Saat itu Sa’ad berharap peperangan itu dimundurkan atau dimajukan sedikit waktunya karena pada saat itu saat menderita sakit parah, tubuhnya dipenuhi bisul hingga ia tidak dapat duduk. Walaupun sedang sakit, Ia tidak akan menyerah karena Rasulullah SAW mengajarkan kepada mereka supaya tidak mengatakan “seandainya”, karena kata-kata itu menunjukkan kelemahan, sedangkan orang mukmin yang kuat tidak kehabisan akal dan tidak pernah lemah.
Sa’ad tidak mempedulikan walau bisul-bisulnya pecah, ia tetap berperang dan memimpin pasukan demi islam. Setelah melihat tewasnya panglima besar, pasukan Persia pun lari tunggang langgang.
Pada pertempuran Madain, Sa’ad juga mencapai prestas yang agung. Saat itu situasi menguntungkan musuh karena terbentang sungai Tigris yang menghalangi mereka. Namun, keimanan Sa’ad dan kepekaan hatinya tampak menonjol ketika menghadapi bahaya, hingga dapat mengatasi sesuatu yang mustahil dengan  keberanian yang luar biasa.
Ketika itu, Sa’ad membentuk dua batalion : pertama, batalion mengerikan dan mengangkat Ashim bin Amr sebagai komandannya dan kedua, batalion Mematikan, yang di komandoi oleh Al Qa’qa bin Amr. Tugas kedua batalion ini adalah menyingkap bahaya dan meretas jalan untuk menyiapkan tempat yang aman di seberang sungai agar induk pasukan yang akan mengiringi mereka dari belakang menyeberang dengan selamat. Dan mereka telah menunaikan tugas itu dengan kemahiran yang menakjubkan.

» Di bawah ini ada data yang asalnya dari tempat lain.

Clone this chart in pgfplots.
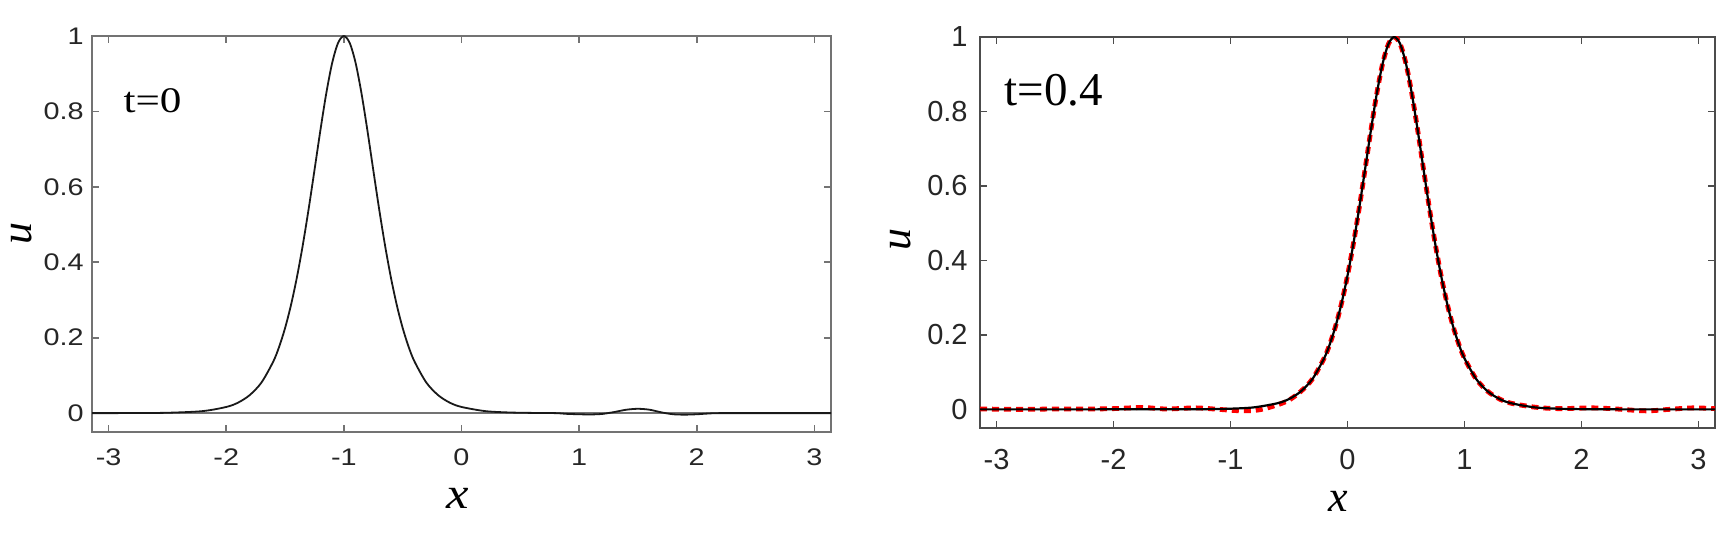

Mereka pun keluar dari sungai itu secar berbondong-bondong tanpa kehilangan seorang prajurit pun, bahkan tidak ada satu barang pun yang tercecer meski hanya seutas tali kekang kuda. Salah satu riwayat melukiskan bagaimana dahsyatnya suasana ketika penyebrangan sungai Tigris itu, “Sa’ad memerintahkan kaum muslimin agar membaca: Hasbunallah wa ni’mal wakil (cukuplah Allah sebagai penolong dan Dialah sebaik-baik pelindung).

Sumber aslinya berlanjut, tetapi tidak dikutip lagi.